While Vera Rubin never received the Nobel Prize for her groundbreaking work, her discovery was recognized when the Large Synoptic Survey telescope was renamed the Vera C. Rubin Observatory in her honor.
The Moon Phases in 2021
New Moon | First Quarter | Full Moon | Third Quarter |
November 4th | November 11th | November 19th | November 27th |
The Planets in 2021
– Mercury will be visible before dawn low on the east-southeastern horizon for the first week or so of the month. On 1 November, the little planet will shine at about magnitude -0.84, but note that it will begin to sink toward the horizon as the Sun rises, so take extreme care when using binoculars to view the planet.
– Venus starts the month shining at magnitude -4.57, but sadly, because the ecliptic is at a very shallow angle with respect to the horizon, the planet will remain within about 10 degrees above the south-southwestern horizon for the remainder of the year. As a result, it might be difficult to spot Venus low on the horizon just before darkness falls.
– Mars has just emerged from behind the Sun and will become visible in the east-southeast before dawn shining at magnitude 1.65. By month’s end, the Red planet will be best placed at about 07:00 (GMT), but take extreme care not to view the planet with binoculars after the Sun has risen.
– Jupiter starts the month of November shining at magnitude -2.49 in the south when it transits the meridian at an elevation of about 22 degrees. By month’s end, the ‘King of the Planets’ will transit the meridian at about 17:20 (GMT), at which time it will have an angular diameter of 38.27 seconds of arc and shine at magnitude -2.29. Sadly, even though the planet is steadily gaining altitude as it climbs up the ecliptic, it will remain within about 25 degrees above the horizon for the remainder of 2021.
– Saturn rises shortly before Jupiter, and it will cross the meridian at about 18:00 (GMT) at the start of the month. Moreover, like Jupiter, Saturn will remain at about 20 degrees above the southern horizon for the remainder of 2021, meaning that it could be challenging to obtain clear views of the ring system that is still tilted towards our line of sight.
Meteor Showers in 2021
The month of November sees two meteor showers, these being-
– The Taurids Meteor Shower, which is expected to peak on the night of the 4th/5th of the month. Although the Taurids is a long-running shower that consists of two distinctly separate streams, neither stream is known for delivering more than about 5 to 10 or so meteors per hour during the peak period. Nonetheless, this year there will be no moonlight to interfere, so it might be possible to observe almost all the bright meteors during the peak period just after midnight.

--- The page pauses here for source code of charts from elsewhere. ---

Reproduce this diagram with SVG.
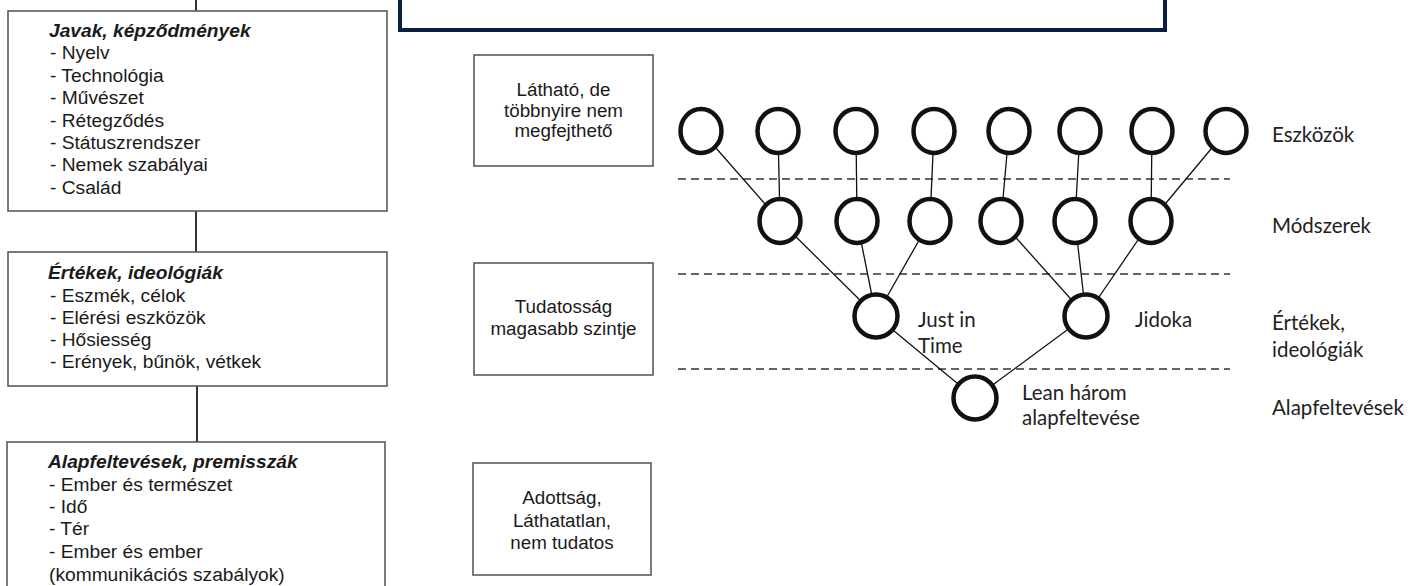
<svg xmlns="http://www.w3.org/2000/svg" width="1421" height="586" viewBox="0 0 1421 586">
<style>
.box{fill:#fff;stroke:#5a5a5a;stroke-width:1.6}
.ar{font-family:"Liberation Sans",Arial,sans-serif;font-size:19.2px;fill:#1a1a1a}
.arb{font-family:"Liberation Sans",Arial,sans-serif;font-size:19.2px;fill:#1a1a1a;font-weight:bold;font-style:italic}
.mid{font-family:"Liberation Sans",Arial,sans-serif;font-size:18.8px;fill:#1a1a1a;text-anchor:middle}
.cal{font-family:Lato,"Open Sans",sans-serif;font-size:20.5px;fill:#222}
.node{fill:#fff;stroke:#111;stroke-width:4.5}
.edge{stroke:#111;stroke-width:1.3}
.dash{stroke:#333;stroke-width:1.5;stroke-dasharray:8 5}
.vc{stroke:#333;stroke-width:2}
</style>
<rect width="1421" height="586" fill="#fff"/>
<g id="title-box"><rect x="400" y="-20" width="765" height="50" fill="#fff" stroke="#0b1f45" stroke-width="4"/></g>
<g id="connectors">
<line class="vc" x1="196" y1="0" x2="196" y2="11"/>
<line class="vc" x1="196" y1="200" x2="196" y2="252"/>
<line class="vc" x1="197" y1="386" x2="197" y2="442"/>
<line class="dash" x1="678" y1="179" x2="1230" y2="179"/>
<line class="dash" x1="678" y1="274" x2="1230" y2="274"/>
<line class="dash" x1="678" y1="369" x2="1230" y2="369"/>
<line class="edge" x1="701" y1="131" x2="780" y2="221"/>
<line class="edge" x1="778" y1="131" x2="780" y2="221"/>
<line class="edge" x1="856" y1="131" x2="857" y2="221"/>
<line class="edge" x1="934" y1="131" x2="930" y2="221"/>
<line class="edge" x1="1009" y1="131" x2="1001" y2="221"/>
<line class="edge" x1="1080" y1="131" x2="1075" y2="221"/>
<line class="edge" x1="1152" y1="131" x2="1151" y2="221"/>
<line class="edge" x1="1226" y1="131" x2="1151" y2="221"/>
<line class="edge" x1="780" y1="221" x2="876" y2="316"/>
<line class="edge" x1="857" y1="221" x2="876" y2="316"/>
<line class="edge" x1="930" y1="221" x2="876" y2="316"/>
<line class="edge" x1="1001" y1="221" x2="1086" y2="316"/>
<line class="edge" x1="1075" y1="221" x2="1086" y2="316"/>
<line class="edge" x1="1151" y1="221" x2="1086" y2="316"/>
<line class="edge" x1="876" y1="316" x2="975" y2="398"/>
<line class="edge" x1="1086" y1="316" x2="975" y2="398"/>
</g>
<g id="javak">
<rect class="box" x="8" y="11" width="379" height="200"/>
<text class="arb" x="49" y="37">Javak, képződmények</text>
<text class="ar" x="50" y="59.4">- Nyelv</text>
<text class="ar" x="50" y="81.8">- Technológia</text>
<text class="ar" x="50" y="104.2">- Művészet</text>
<text class="ar" x="50" y="126.6">- Rétegződés</text>
<text class="ar" x="50" y="149">- Státuszrendszer</text>
<text class="ar" x="50" y="171.4">- Nemek szabályai</text>
<text class="ar" x="50" y="193.8">- Család</text>
</g>
<g id="ertekek">
<rect class="box" x="8" y="252" width="379" height="134"/>
<text class="arb" x="48" y="279">Értékek, ideológiák</text>
<text class="ar" x="50" y="302">- Eszmék, célok</text>
<text class="ar" x="50" y="324">- Elérési eszközök</text>
<text class="ar" x="50" y="346">- Hősiesség</text>
<text class="ar" x="50" y="368">- Erények, bűnök, vétkek</text>
</g>
<g id="alap">
<rect class="box" x="7" y="442" width="378" height="160"/>
<text class="arb" x="48" y="468">Alapfeltevések, premisszák</text>
<text class="ar" x="49" y="491">- Ember és természet</text>
<text class="ar" x="49" y="513">- Idő</text>
<text class="ar" x="49" y="535">- Tér</text>
<text class="ar" x="49" y="558">- Ember és ember</text>
<text class="ar" x="49" y="581">(kommunikációs szabályok)</text>
</g>
<g id="lathato">
<rect class="box" x="474" y="55" width="179" height="111"/>
<text class="mid" x="563.5" y="96">Látható, de</text>
<text class="mid" x="563.5" y="116.5">többnyire nem</text>
<text class="mid" x="563.5" y="137">megfejthető</text>
</g>
<g id="tudatossag">
<rect class="box" x="474" y="263" width="179" height="112"/>
<text class="mid" x="563.5" y="313">Tudatosság</text>
<text class="mid" x="563.5" y="335">magasabb szintje</text>
</g>
<g id="adottsag">
<rect class="box" x="473" y="463" width="178" height="112"/>
<text class="mid" x="562" y="504">Adottság,</text>
<text class="mid" x="562" y="527">Láthatatlan,</text>
<text class="mid" x="562" y="549">nem tudatos</text>
</g>
<g id="t1"><ellipse class="node" cx="701" cy="131" rx="20.5" ry="22"/></g>
<g id="t2"><ellipse class="node" cx="778" cy="131" rx="20.5" ry="22"/></g>
<g id="t3"><ellipse class="node" cx="856" cy="131" rx="20.5" ry="22"/></g>
<g id="t4"><ellipse class="node" cx="934" cy="131" rx="20.5" ry="22"/></g>
<g id="t5"><ellipse class="node" cx="1009" cy="131" rx="20.5" ry="22"/></g>
<g id="t6"><ellipse class="node" cx="1080" cy="131" rx="20.5" ry="22"/></g>
<g id="t7"><ellipse class="node" cx="1152" cy="131" rx="20.5" ry="22"/></g>
<g id="t8"><ellipse class="node" cx="1226" cy="131" rx="20.5" ry="22"/></g>
<g id="m1"><ellipse class="node" cx="780" cy="221" rx="20.5" ry="22"/></g>
<g id="m2"><ellipse class="node" cx="857" cy="221" rx="20.5" ry="22"/></g>
<g id="m3"><ellipse class="node" cx="930" cy="221" rx="20.5" ry="22"/></g>
<g id="m4"><ellipse class="node" cx="1001" cy="221" rx="20.5" ry="22"/></g>
<g id="m5"><ellipse class="node" cx="1075" cy="221" rx="20.5" ry="22"/></g>
<g id="m6"><ellipse class="node" cx="1151" cy="221" rx="20.5" ry="22"/></g>
<g id="jit"><circle class="node" cx="876" cy="316" r="21.5"/>
<text class="cal" x="918" y="327">Just in</text>
<text class="cal" x="918" y="353">Time</text></g>
<g id="jidoka"><circle class="node" cx="1086" cy="316" r="21.5"/>
<text class="cal" x="1135" y="327">Jidoka</text></g>
<g id="lean"><circle class="node" cx="975" cy="398" r="21.5"/>
<text class="cal" x="1022" y="400">Lean három</text>
<text class="cal" x="1022" y="425">alapfeltevése</text></g>
<g id="levels">
<text class="cal" x="1272" y="142">Eszközök</text>
<text class="cal" x="1272" y="233">Módszerek</text>
<text class="cal" x="1272" y="330">Értékek,</text>
<text class="cal" x="1272" y="357">ideológiák</text>
<text class="cal" x="1272" y="415">Alapfeltevések</text>
</g>
</svg>
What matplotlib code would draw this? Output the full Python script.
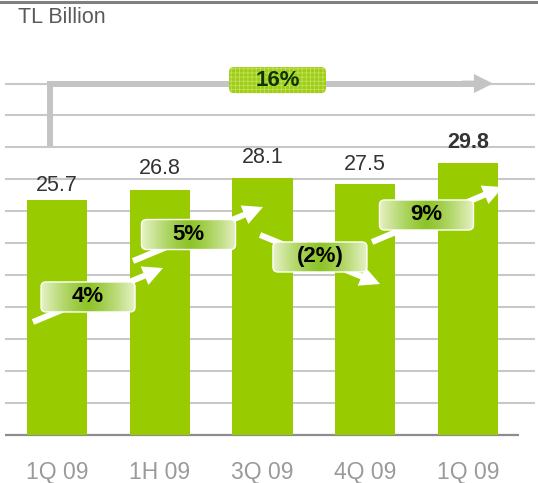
import matplotlib
matplotlib.use('Agg')
import matplotlib.pyplot as plt
from matplotlib.patches import FancyBboxPatch, FancyArrowPatch
from matplotlib.lines import Line2D
import matplotlib.transforms as mtransforms
import numpy as np

# ---------------- data ----------------
categories = ['1Q 09', '1H 09', '3Q 09', '4Q 09', '1Q 09']
values = [25.7, 26.8, 28.1, 27.5, 29.8]
value_labels = ['25.7', '26.8', '28.1', '27.5', '29.8']
value_bold = [False, False, False, False, True]
growth_labels = ['4%', '5%', '(2%)', '9%']
total_growth_label = '16%'
unit_label = 'TL Billion'

# ---------------- layout (pixels / data units) ----------------
label_gap_px = [9, 16, 15, 14, 15]
growth_box_centers = [(0.302, 15.12), (1.280, 21.96), (2.559, 19.50), (3.596, 24.10)]
growth_arrows = [((-0.234, 12.38), (1.032, 18.29)),
                 ((0.740, 19.06), (2.005, 24.97)),
                 ((1.976, 21.91), (3.144, 16.54)),
                 ((3.066, 21.14), (4.341, 27.16))]
total_arrow_x = -0.068
total_arrow_bottom = 31.65
total_arrow_y = 38.5
total_arrow_tip = 4.243
total_box_center = (2.146, 38.88)

plt.rcParams['font.family'] = ['Liberation Sans', 'DejaVu Sans']
plt.rcParams['hatch.linewidth'] = 0.6

W, H = 538, 483
fig = plt.figure(figsize=(W / 100, H / 100), dpi=100)
ax = fig.add_axes([5 / W, (H - 435) / H, 530 / W, 435 / H])
XL = (-0.506, 4.652)
YL = (0, 47.65)
ax.set_xlim(*XL)
ax.set_ylim(*YL)
ax.axis('off')

x = np.arange(len(values))

# gridlines
for g in np.arange(3.5, 38.6, 3.5):
    ax.axhline(g, color='#c8c8c8', lw=1.5, zorder=0)
ax.plot([XL[0], 4.496], [0, 0], color='#8c8c8c', lw=1.6, zorder=1,
        clip_on=False, solid_capstyle='butt')

# bars
ax.bar(x, values, width=0.584, color='#99cc00', zorder=2)

# value labels
for i, (v, lab, b, gap) in enumerate(zip(values, value_labels, value_bold, label_gap_px)):
    ax.annotate(lab, (i, v), xytext=(0, gap * 0.72), textcoords='offset points',
                ha='center', va='baseline', fontsize=15.5,
                fontweight='bold' if b else 'normal', color='#333333', zorder=6)

# category labels
for i, c in enumerate(categories):
    ax.annotate(c, (i, 0), xytext=(0, -44 * 0.72), textcoords='offset points',
                ha='center', va='baseline', fontsize=16.5, color='#9a9a9a',
                annotation_clip=False)

# unit label
fig.text(18 / W, 1 - 23 / H, unit_label, ha='left', va='baseline',
         fontsize=15.5, color='#595959')

# top rule
fig.add_artist(Line2D([0, 1], [1 - 1.5 / H] * 2, transform=fig.transFigure,
                      color='#808080', lw=2.2))

# total growth arrow (gray)
gray = '#c4c4c4'
ax.plot([total_arrow_x, total_arrow_x, total_arrow_tip - 0.15],
        [total_arrow_bottom, total_arrow_y, total_arrow_y],
        color=gray, lw=4.3, solid_joinstyle='miter', solid_capstyle='butt', zorder=1.5)
ax.add_patch(FancyArrowPatch((total_arrow_tip - 0.3, total_arrow_y),
                             (total_arrow_tip, total_arrow_y),
                             arrowstyle='simple,head_length=1.0,head_width=1.0,tail_width=0.31',
                             mutation_scale=13.7, fc=gray, ec='none',
                             shrinkA=0, shrinkB=0, zorder=1.6))


def px_box(cx, cy, wpx, hpx, r_px=5, **kw):
    tr = fig.dpi_scale_trans + mtransforms.ScaledTranslation(cx, cy, ax.transData)
    r = r_px / 100
    w = wpx / 100
    h = hpx / 100
    p = FancyBboxPatch((-w / 2 + r, -h / 2 + r), w - 2 * r, h - 2 * r,
                       boxstyle=f'round,pad={r}', transform=tr, **kw)
    ax.add_patch(p)
    return p


def data_extent(cx, cy, wpx, hpx):
    dx, dy = ax.transData.transform((cx, cy))
    inv = ax.transData.inverted()
    (x0, y0) = inv.transform((dx - wpx / 2, dy - hpx / 2))
    (x1, y1) = inv.transform((dx + wpx / 2, dy + hpx / 2))
    return [x0, x1, y0, y1]


# total growth box (textured green)
px_box(total_box_center[0], total_box_center[1], 97, 26, r_px=5,
       fc='#9fcc14', ec='none', zorder=2.5)
px_box(total_box_center[0], total_box_center[1], 97, 26, r_px=5,
       fc='none', ec='#bfe25a', lw=0, hatch='++++', zorder=2.55)
ax.text(total_box_center[0], total_box_center[1], total_growth_label,
        ha='center', va='center', fontsize=16, fontweight='bold',
        color='#0d3300', zorder=2.6)

# growth arrows
for (a, b) in growth_arrows:
    ax.add_patch(FancyArrowPatch(a, b,
                                 arrowstyle='simple,head_length=1.0,head_width=1.0,tail_width=0.3',
                                 mutation_scale=14.4, fc='white', ec='none',
                                 shrinkA=0, shrinkB=0, zorder=3))

# gradient boxes
N = 200
t = np.abs(np.linspace(-1, 1, N)) ** 1.3
center_c = np.array([0x8e, 0xc4, 0x2a]) / 255
edge_c = np.array([0xe6, 0xf2, 0xc6]) / 255
grad = (center_c[None, :] * (1 - t[:, None]) + edge_c[None, :] * t[:, None])
grad = np.repeat(grad[None, :, :], 2, axis=0)

for (cx, cy), lab in zip(growth_box_centers, growth_labels):
    p = px_box(cx, cy, 94, 30, r_px=5, fc='none', ec='white', lw=1.0, zorder=4.1)
    ext = data_extent(cx, cy, 94, 30)
    im = ax.imshow(grad, extent=ext, aspect='auto', zorder=4, interpolation='bilinear')
    im.set_clip_path(p)
    ax.text(cx, cy, lab, ha='center', va='center', fontsize=16,
            fontweight='bold', color='#000000', zorder=5)

ax.set_xlim(*XL)
ax.set_ylim(*YL)

fig.savefig('out.png', dpi=100)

– The Leonids Meteor Shower is an average shower that rarely produces more than about 15 or so meteors per hour during its peak, which is expected to occur on the night of the 17th/18th of November. This shower is the result of debris left behind by the comet Tempel-Tuttle, but once every 33 years, the earth passes through a particularly dense debris trail, causing the cyclonic outbursts this shower is best known for. Sadly, though, this year the shower occurs close to the Full Moon, which will extinguish all but the brightest meteors. Note that while the shower’s radiant is in the constellation Leo, Leonids can appear from almost any point in the sky.
Deep Sky Objects to Look for in 2021
Prominent constellations in the south at this of the year include Aquila, Cygnus, Lyra, Perseus, Taurus, and Cassiopeia, all of which contain a large variety of spectacular objects that are easy targets for modest amateur observing equipment. Below are some details of a few such objects in the constellations Cygnus:
Messier 29 (M29, NGC 6913)
Located about 4,000 light-years away, this pretty open cluster has an apparent visual magnitude of 8.59 and is an easy target even for modest binoculars about 1.7 degrees to the south-eastward of the star Gamma Cygni. As open clusters go, M39 is rather young, since it is estimated to be no only about 10 million years (or so) old.
Messier 39 (M39, NGC 7092)
By way of contrast, M39 is estimated to be between about 200 million and about 300 million years old, which is an intermediate age for open clusters. However, unlike many open clusters, all the confirmed members of M39 are still on the main sequence, and all the brightest members are expected to evolve into red giants at about the same time. Look for this pretty magnitude 5.5 open cluster about 2.5 degrees to the westward, and about one degree to the southward of the bright star Pi-2 Cygni.
Crescent Nebula (NGC 6888, Caldwell 27, Sharpless 105)
Located about 5,000 light-years away, this spectacularly beautiful and complex nebula spans across 26 light-years, and it was created when the progenitor star, a so-called Wolf Rayet star, had evolved into a red giant star about 400,000 years ago. However, in this case, the complexity of the bubble of gas is the result of gas and stellar material being blown off by the red giant colliding with material the very hot, old, and massive progenitor star had blown off earlier while it was still on the main sequence.